# chinese herbs and clomid



## vickilou (May 9, 2005)

hi there,
does anyone here have any experience of taking chinese medicine whilst on clomid?
I took chinese medicine[ minging stuff!]for a couple of months pre clomid but stopped when i started clomid as my gyny [nhs] said they could interfere.As I have had no success on clomid so far [and am having one of those i'll try anything days] i am thinking of starting them again as im not sure what ive got to lose

vickilouxxx


----------



## ☼♥ Minxy ♥☼ © (Jan 13, 2005)

Hi there

I would strongly advise against taking any form of Chinese medicine whilst taking Clomid as they could interfere with one another. I too have taken Chinese medicine but stopped as soon as I was prescribed Clomid since I did not want to risk any adverse side effects from combining the two & also because they may not work well together. Ultimately its your decision but if your consultant has adviced against it (and he presumably is qualified to comment) then I'd take his advice & not combine the two.

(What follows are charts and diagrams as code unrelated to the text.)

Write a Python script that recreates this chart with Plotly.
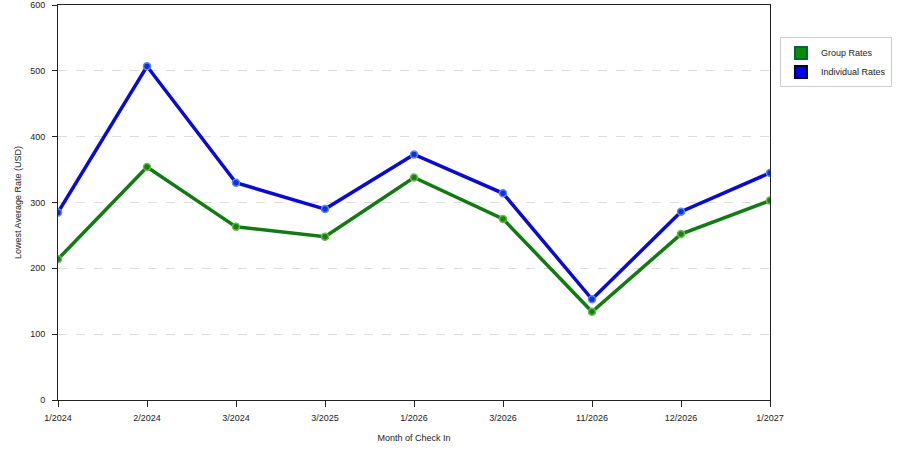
import plotly.graph_objects as go

months = ['1/2024', '2/2024', '3/2024', '3/2025', '1/2026', '3/2026', '11/2026', '12/2026', '1/2027']
group_rates = [214, 354, 263, 248, 338, 275, 134, 252, 303]
individual_rates = [285, 507, 330, 290, 373, 314, 153, 286, 345]

font = dict(family='Liberation Sans, Arial, sans-serif', size=9, color='#222222')

fig = go.Figure()

fig.add_trace(go.Scatter(x=months, y=group_rates, mode='lines+markers',
                         line=dict(color='#127a12', width=3.5),
                         marker=dict(size=7, color='#1a7f1a', line=dict(color='#6cbb4c', width=1.5)),
                         showlegend=False))
fig.add_trace(go.Scatter(x=months, y=individual_rates, mode='lines+markers',
                         line=dict(color='#0a0ad0', width=3.5),
                         marker=dict(size=7, color='#1030d8', line=dict(color='#5c8af0', width=1.5)),
                         showlegend=False))

# legend entries with square swatches
fig.add_trace(go.Scatter(x=[None], y=[None], mode='markers', name='Group Rates',
                         marker=dict(symbol='square', size=12, color='#0a8a0a', line=dict(color='#063', width=1))))
fig.add_trace(go.Scatter(x=[None], y=[None], mode='markers', name='Individual Rates',
                         marker=dict(symbol='square', size=12, color='#0000ee', line=dict(color='#003', width=1))))

fig.update_layout(
    width=900, height=450,
    margin=dict(l=58, r=130, t=5, b=50, autoexpand=False),
    paper_bgcolor='white', plot_bgcolor='white',
    font=font,
    legend=dict(x=1.014, y=0.918, xanchor='left', yanchor='top',
                bordercolor='#cccccc', borderwidth=1, bgcolor='white',
                font=dict(size=9), tracegroupgap=8, itemsizing='constant'),
    xaxis=dict(type='category', range=[0, 8], showgrid=False, automargin=False,
               showline=True, linecolor='#222222', linewidth=1, mirror=True,
               ticks='outside', ticklen=6, tickcolor='#222222', ticklabelstandoff=3,
               title=dict(text='Month of Check In', standoff=12, font=dict(size=9))),
    yaxis=dict(range=[0, 600], dtick=100, automargin=False,
               showgrid=True, gridcolor='#dddddd', griddash='dash', gridwidth=1,
               zeroline=False,
               showline=True, linecolor='#222222', linewidth=1, mirror=True,
               ticks='outside', ticklen=5, tickcolor='#222222', ticklabelstandoff=5,
               title=dict(text='Lowest Average Rate (USD)', standoff=7, font=dict(size=9))),
)

fig.write_html('out.html', config={'displayModeBar': False},
               post_script="document.body.style.margin='0';")
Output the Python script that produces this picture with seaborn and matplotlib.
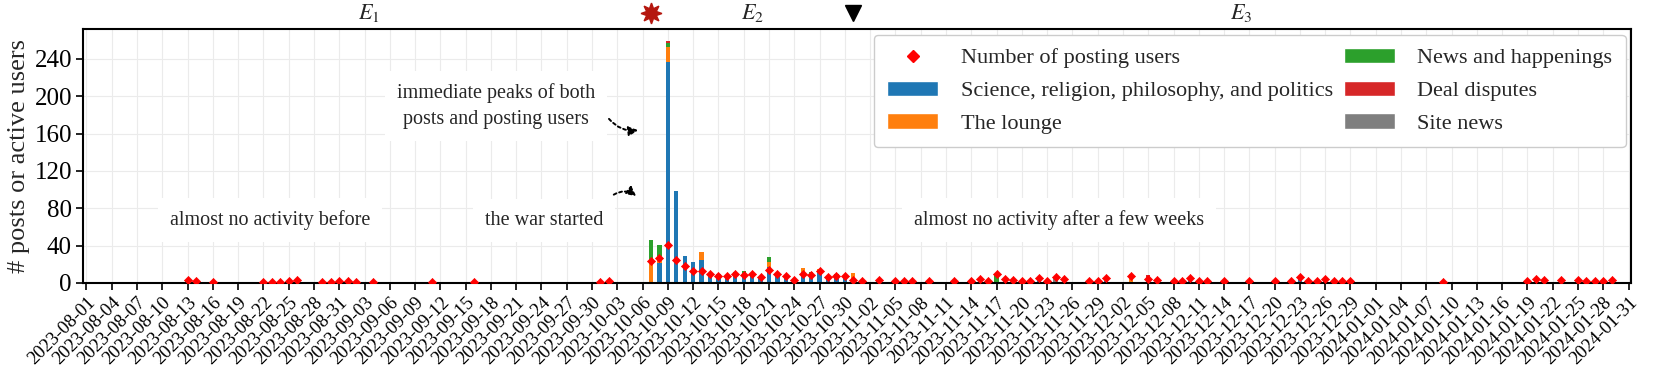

How long have you been taking Clomid ? 

Good luck & take care
Natasha


----------



## vickilou (May 9, 2005)

hi minxy,
I have just finished my 5th cycle and got af yesterday-very depressing !
My first cycle was 50mg did not work,
2nd 100mg dh was away- 
3rd plenty     but  bfn,
4th dh had a viral infection  so no bms
5th again plenty  but no bfn

so all in all i console myself with the fact that the odds of success have been rather low!
Now having a month out and hoping the dr. will prescribe some more for a few more months!
vickilouxxx


----------